UNO’s budget problems aren’t anything new. Johnson’s predecessor, John Nicklow, struggled with the budget during his tenure from 2016-23. 

The fiscal problems truly began after Hurricane Katrina in 2005, when the university’s enrollment dropped from around 17,000 to around 6,000. For the fall 2024 semester, UNO’s total student body was 6,488. 

Complicating matters were significant cuts to the entire state higher education system during Gov. Bobby Jindal’s two terms in office, from 2008-16. Those reductions switched the burden of funding colleges and universities from the state to the students, leading to significant tuition hikes across Louisiana. 

UNO was slow to adjust its expenses to match its shrinking student body, a task that has forced Johnson to make drastic moves, including consolidating administrators and furloughing most employees earlier this month.

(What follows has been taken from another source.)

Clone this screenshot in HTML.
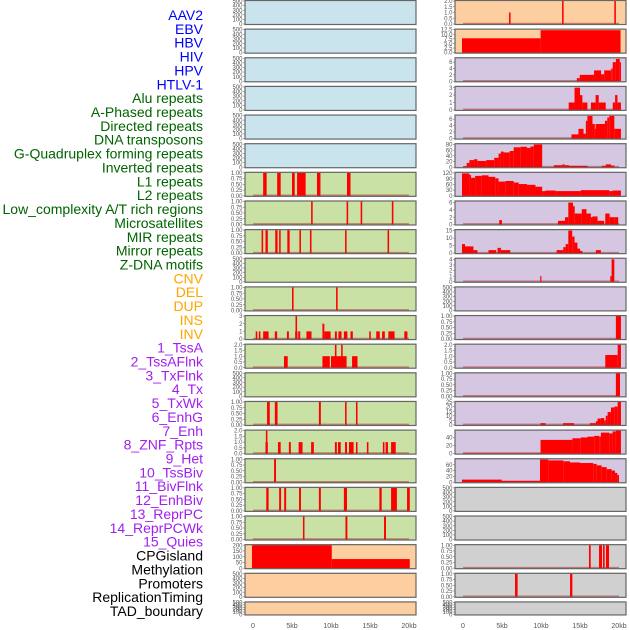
<!DOCTYPE html>
<html><head><meta charset="utf-8"><style>
html,body{margin:0;padding:0;background:#fff;width:630px;height:630px;overflow:hidden}
svg{display:block}
</style></head><body>
<svg id="chart" width="630" height="630" xmlns="http://www.w3.org/2000/svg" font-family="Liberation Sans, sans-serif"></svg>
<script>
const trackNames=["AAV2","EBV","HBV","HIV","HPV","HTLV-1","Alu repeats","A-Phased repeats","Directed repeats","DNA transposons","G-Quadruplex forming repeats","Inverted repeats","L1 repeats","L2 repeats","Low_complexity A/T rich regions","Microsatellites","MIR repeats","Mirror repeats","Z-DNA motifs","CNV","DEL","DUP","INS","INV","1_TssA","2_TssAFlnk","3_TxFlnk","4_Tx","5_TxWk","6_EnhG","7_Enh","8_ZNF_Rpts","9_Het","10_TssBiv","11_BivFlnk","12_EnhBiv","13_ReprPC","14_ReprPCWk","15_Quies","CPGisland","Methylation","Promoters","ReplicationTiming","TAD_boundary"];
const xTickValues=[0,5,10,15,20];
const xTickLabels=["0","5kb","10kb","15kb","20kb"];
// left column segments [startKb,endKb,value]
const segL6=[[1.3,1.75,1],[3.1,3.55,1],[5.0,5.35,1],[5.65,6.75,1],[8.2,8.65,1],[12.05,12.5,1]];
const segL7=[[7.45,7.65,1],[12.0,12.2,1],[13.8,14.0,1],[17.8,18.0,1]];
const segL8=[[1.1,1.3,1],[1.6,1.9,1],[2.85,3.15,1],[3.35,3.55,1],[4.4,4.7,1],[5.95,6.15,1],[7.3,7.5,1],[11.8,12.0,1],[17.25,17.45,1]];
const segL10=[[5.0,5.2,1],[10.65,10.85,1]];
const segL11=[[0.35,0.55,1],[0.75,0.95,1],[1.3,2.0,1],[2.8,3.1,1],[4.35,4.6,1],[5.4,5.7,1],[5.45,5.65,3],[5.8,6.05,1],[6.85,7.5,1],[8.9,9.15,2],[9.15,9.95,1],[10.5,10.75,1],[10.95,11.35,1],[11.65,12.1,1],[12.5,12.8,1],[14.9,15.1,1],[15.8,16.25,1],[16.55,16.9,1],[17.35,18.15,1],[19.4,19.8,1]];
const segL12=[[3.97,4.45,1],[8.9,9.85,1],[10.0,12.0,1],[10.5,10.7,2],[11.3,11.5,2],[12.7,13.4,1]];
const segL14=[[1.8,2.15,1],[2.8,3.15,1],[8.45,8.7,1],[11.8,12.0,1],[13.2,13.4,1]];
const segL15=[[1.6,1.9,1],[1.65,1.85,2],[3.2,3.55,1],[4.6,4.85,1],[5.85,6.35,1],[7.45,7.8,1],[10.5,10.75,1],[10.9,11.25,1],[11.8,12.05,1],[12.3,12.9,1],[13.2,13.4,1],[14.6,14.8,1],[16.65,16.85,1],[17.0,17.3,1],[17.7,18.3,1]];
const segL16=[[2.7,2.95,1]];
const segL17=[[1.7,2.0,1],[3.35,3.6,1],[4.0,4.25,1],[5.9,6.15,1],[8.45,8.7,1],[11.65,12.05,1],[16.2,16.5,1],[17.7,18.45,1],[19.75,20.1,1]];
const segL18=[[6.4,6.6,1],[11.85,12.1,1],[16.8,17.05,1]];
const segL19=[[-0.13,10.1,200],[10.1,20.1,79]];
// right column segments
const segR0=[[5.9,6.1,1],[12.7,12.9,2],[19.4,19.6,2]];
const segR1=[[-0.13,9.95,7.8],[9.95,20.2,12.2]];
const segR2=[[14.6,14.97,1],[14.97,16.8,2],[16.8,17.7,3.4],[17.7,18.1,2.2],[18.1,19.0,3.4],[19.0,19.2,4],[19.2,19.6,6],[19.6,20.1,7],[20.1,20.25,6]];
const segR3=[[13.55,14.3,1],[14.3,15.0,3],[15.0,15.3,2],[15.3,15.95,1],[16.4,17.0,1],[17.0,17.4,2],[17.4,18.3,1],[19.2,19.5,1],[19.5,19.8,2],[19.8,20.25,1]];
const segR4=[[13.9,14.8,1.3],[14.8,15.45,3],[15.45,15.75,1.5],[15.75,15.95,5.5],[15.95,16.6,7],[16.6,16.9,4.5],[16.9,17.0,3],[17.0,18.2,4.5],[18.2,18.5,5.5],[18.5,18.75,6.5],[18.75,19.4,7],[19.4,20.25,3]];
const segR5=[[0.04,0.47,3],[0.47,0.82,15],[0.82,1.42,25],[1.42,1.85,28],[1.85,2.97,22],[2.97,4.0,25],[4.0,4.56,33],[4.56,4.86,48],[4.86,5.2,55],[5.2,5.98,52],[5.98,6.5,57],[6.5,7.35,70],[7.35,8.2,72],[8.2,8.65,68],[8.65,9.08,73],[9.08,10.15,80],[11.65,12.73,7],[12.73,13.03,10],[13.03,13.6,7],[13.6,15.96,5],[17.8,18.3,5],[18.3,18.97,10],[18.97,19.4,6]];
const segR6=[[-0.13,0.82,118],[0.82,1.03,110],[1.03,1.55,95],[1.55,2.41,105],[2.41,3.27,108],[3.27,4.13,100],[4.13,4.56,92],[4.56,5.42,75],[5.42,6.5,78],[6.5,7.14,70],[7.14,8.2,62],[8.2,9.29,58],[9.29,10.15,48],[10.15,10.58,25],[10.58,11.87,28],[11.87,15.1,25],[15.1,18.75,30],[18.75,19.18,25],[19.18,20.25,28]];
const segR7=[[4.65,4.99,1.2],[12.17,13.08,1],[13.08,13.5,2],[13.5,14.1,6],[14.1,14.32,5],[14.32,15.23,3],[15.23,15.83,4.2],[15.83,16.39,3],[16.39,16.6,2],[16.6,17.25,2.2],[17.25,18.1,1],[18.24,18.8,3],[18.8,19.4,2],[19.4,19.9,2]];
const segR8=[[-0.13,0.26,6],[0.26,1.33,4.5],[1.33,1.85,2],[3.27,4.26,2],[4.43,4.86,3.5],[4.86,6.06,2],[12.0,12.86,2],[12.86,13.16,4],[13.16,13.5,6],[13.5,14.0,15],[14.0,14.3,11],[14.3,14.67,7],[14.67,15.0,3],[15.0,15.3,1.5],[17.03,17.68,2]];
const segR9=[[9.9,10.05,1],[18.88,19.05,1],[19.05,19.4,4]];
const segR11=[[19.6,20.25,1]];
const segR12=[[18.24,19.83,1.1],[19.83,20.25,2]];
const segR13=[[19.6,20.13,1]];
const segR14=[[9.94,10.58,2],[12.82,14.24,2],[16.26,17.03,2],[17.03,17.25,4],[17.25,17.68,7],[17.68,18.1,7.5],[18.1,18.3,5],[18.3,18.54,10],[18.54,18.97,14],[18.97,19.4,19],[19.4,19.83,20],[19.83,20.25,25]];
const segR15=[[0,9.94,1],[9.94,14.03,34],[14.03,15.1,38],[15.1,15.96,40],[15.96,16.82,42],[16.82,17.46,44],[17.46,17.68,42],[17.68,18.75,52],[18.75,19.18,50],[19.18,19.6,55],[19.6,20.25,57]];
const segR16=[[-0.13,4.96,9],[4.96,9.87,5],[9.87,10.94,78],[10.94,12.86,75],[12.86,13.72,72],[13.72,15.0,68],[15.0,16.7,66],[16.7,17.14,63],[17.14,17.78,58],[17.78,18.42,52],[18.42,19.06,45],[19.06,19.49,40],[19.49,19.79,32],[19.79,20.0,25]];
const segR19=[[16.15,16.37,1],[17.44,17.82,1],[17.95,18.16,1],[18.33,18.72,1]];
const segR20=[[6.67,7.0,1],[13.72,14.02,1]];
// y tick sets
const tEmpty=[0,100,200,300,400,500];
const tUnit=[0,0.25,0.5,0.75,1];
const tTwo=[0,0.5,1,1.5,2];
const C={blue:"#c9e4ec",green:"#c9e1a5",orange:"#fdcfa0",purple:"#d5c6e2",gray:"#d0d0d0"};
// [col,row,color,segments,ymax,ticks,decimals]
const panels=[
 [0,0,"blue",null],[0,1,"blue",null],[0,2,"blue",null],[0,3,"blue",null],[0,4,"blue",null],[0,5,"blue",null],
 [0,6,"green",segL6,1,tUnit,2],[0,7,"green",segL7,1,tUnit,2],[0,8,"green",segL8,1,tUnit,2],[0,9,"green",null],
 [0,10,"green",segL10,1,tUnit,2],[0,11,"green",segL11,3,[0,1,2,3],0],[0,12,"green",segL12,2,tTwo,1],[0,13,"green",null],
 [0,14,"green",segL14,1,tUnit,2],[0,15,"green",segL15,2,tTwo,1],[0,16,"green",segL16,1,tUnit,2],[0,17,"green",segL17,1,tUnit,2],
 [0,18,"green",segL18,1,tUnit,2],[0,19,"orange",segL19,200,[0,50,100,150,200],0],[0,20,"orange",null],[0,21,"orange",null],
 [1,0,"orange",segR0,2,tTwo,1],[1,1,"orange",segR1,12.5,[0,2.5,5,7.5,10,12.5],1],[1,2,"purple",segR2,7.2,[0,2,4,6],0],
 [1,3,"purple",segR3,3.1,[0,1,2,3],0],[1,4,"purple",segR4,7.1,[0,2,4,6],0],[1,5,"purple",segR5,81,[0,20,40,60,80],0],
 [1,6,"purple",segR6,121,[0,30,60,90,120],0],[1,7,"purple",segR7,6.3,[0,2,4,6],0],[1,8,"purple",segR8,15.3,[0,5,10,15],0],
 [1,9,"purple",segR9,4.1,[0,1,2,3,4],0],[1,10,"purple",null],[1,11,"purple",segR11,1,tUnit,2],[1,12,"purple",segR12,2,tTwo,1],
 [1,13,"purple",segR13,1,tUnit,2],[1,14,"purple",segR14,25,[0,5,10,15,20,25],0],[1,15,"purple",segR15,57,[0,20,40],0],
 [1,16,"purple",segR16,79,[0,20,40,60],0],[1,17,"gray",null],[1,18,"gray",null],[1,19,"gray",segR19,1,tUnit,2],
 [1,20,"gray",segR20,1,tUnit,2],[1,21,"gray",null]
];
const labelColors=[];
for(let i=0;i<44;i++){labelColors.push(i<6?"#0000ff":i<19?"#006400":i<24?"#ffa500":i<39?"#a020f0":"#000000");}

const svg=document.getElementById('chart');
const NS="http://www.w3.org/2000/svg";
function mk(tag,attrs,parent){const e=document.createElementNS(NS,tag);for(const k in attrs)e.setAttribute(k,attrs[k]);(parent||svg).appendChild(e);return e;}
function xScale(col,kb){return (col===0?253:463)+kb*7.8;}
function rowTop(r){return r*28.64;}
function rowH(r){return r===21?14:25;}

trackNames.forEach((n,i)=>{
  const t=mk('text',{x:203,y:(15+i*13.86+5).toFixed(1),'text-anchor':'end','font-size':'14',fill:labelColors[i]});
  
  
  t.textContent=n;
});

panels.forEach(p=>{
  const [col,row,color,segs,ymaxIn,ticksIn,dec]=p;
  const x0=col===0?245:455, w=171, top=rowTop(row), h=rowH(row);
  const g=mk('g',{});
  
  
  mk('rect',{x:x0,y:top,width:w,height:h,fill:C[color]},g);
  const ymax=segs?ymaxIn:500, ticks=segs?ticksIn:tEmpty, d=segs?dec:0;
  const yS=v=>top+h-1-v/ymax*(h-2);
  ticks.forEach(v=>{
    const yy=yS(v);
    mk('line',{x1:x0-2,x2:x0,y1:yy,y2:yy,stroke:'#777','stroke-width':0.6},g);
    const t=mk('text',{x:x0-2.5,y:(yy+2.1).toFixed(1),'text-anchor':'end','font-size':'6',fill:'#555'},g);
    
    
    t.textContent=v.toFixed(d);
  });
  if(segs){
    mk('line',{x1:xScale(col,0),x2:xScale(col,20),y1:yS(0)-0.5,y2:yS(0)-0.5,stroke:'#b03030','stroke-width':1.6,'stroke-opacity':0.55},g);
    segs.forEach(s=>{
      const xa=xScale(col,s[0]), xb=xScale(col,s[1]);
      const b=mk('rect',{x:xa.toFixed(2),y:yS(s[2]).toFixed(2),width:Math.max(1.2,xb-xa).toFixed(2),height:(yS(0)-yS(s[2])).toFixed(2),fill:'#ff0000'},g);
      
      
    });
  }
  mk('rect',{x:x0,y:top+0.5,width:w,height:h-1,fill:'none',stroke:'#666','stroke-width':1.2},g);
});

[0,1].forEach(col=>{
  xTickValues.forEach((v,i)=>{
    const t=mk('text',{x:xScale(col,v),y:628,'text-anchor':'middle','font-size':'7',fill:'#555'});
    
    
    t.textContent=xTickLabels[i];
  });
});
</script>
</body></html>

The university is also likely to lay off staff later this year. 

While faculty cannot be furloughed, even tenured professors can be terminated in the face of a budget crisis. 

“I so appreciate what UNO has been in the past, and I can see what it can be in the future,” Johnson said. 

Attendees at the event reminisced about what the university had been to them. Founded in 1958 as a branch of LSU, UNO was the first racially integrated public university in the South and the first public university in the city. 

Leo Surla, who was part of the first  first graduating class in 1962, said he wouldn’t have had the opportunity for a postsecondary education if UNO hadn’t been founded. 

“People in New Orleans who couldn’t afford Tulane and couldn’t afford to go to Baton Rouge could go to school,” Surla said. “Just think of the thousands and thousands of students who had an opportunity to do that, and I was one of the first.” 

After graduating from UNO, where he also served as student body president, Surla participated in a prestigious fellowship at Vanderbilt University and subsequently became an economist, eventually establishing his own consulting business with projects in 70 different countries. 

“That’s all because they set up that university in New Orleans,” Surla said. 

Despite a strong start to the school — Surla doesn’t recall any lack of money in those early days — the university has hit repeated rough patches, including numerous hurricanes and hard budget times in a poor state. Attendees at the brunch agreed Johnson is well equipped to bring back the good times. 

It’ll be on Johnson and her team to cut and lobby UNO’s way out of the crisis as increased funding for higher education is unlikely to come from the state. Gov. Jeff Landry has indicated he wants spending to remain at existing levels. 

“To hell with those guys,” Surla said about the Louisiana Legislature.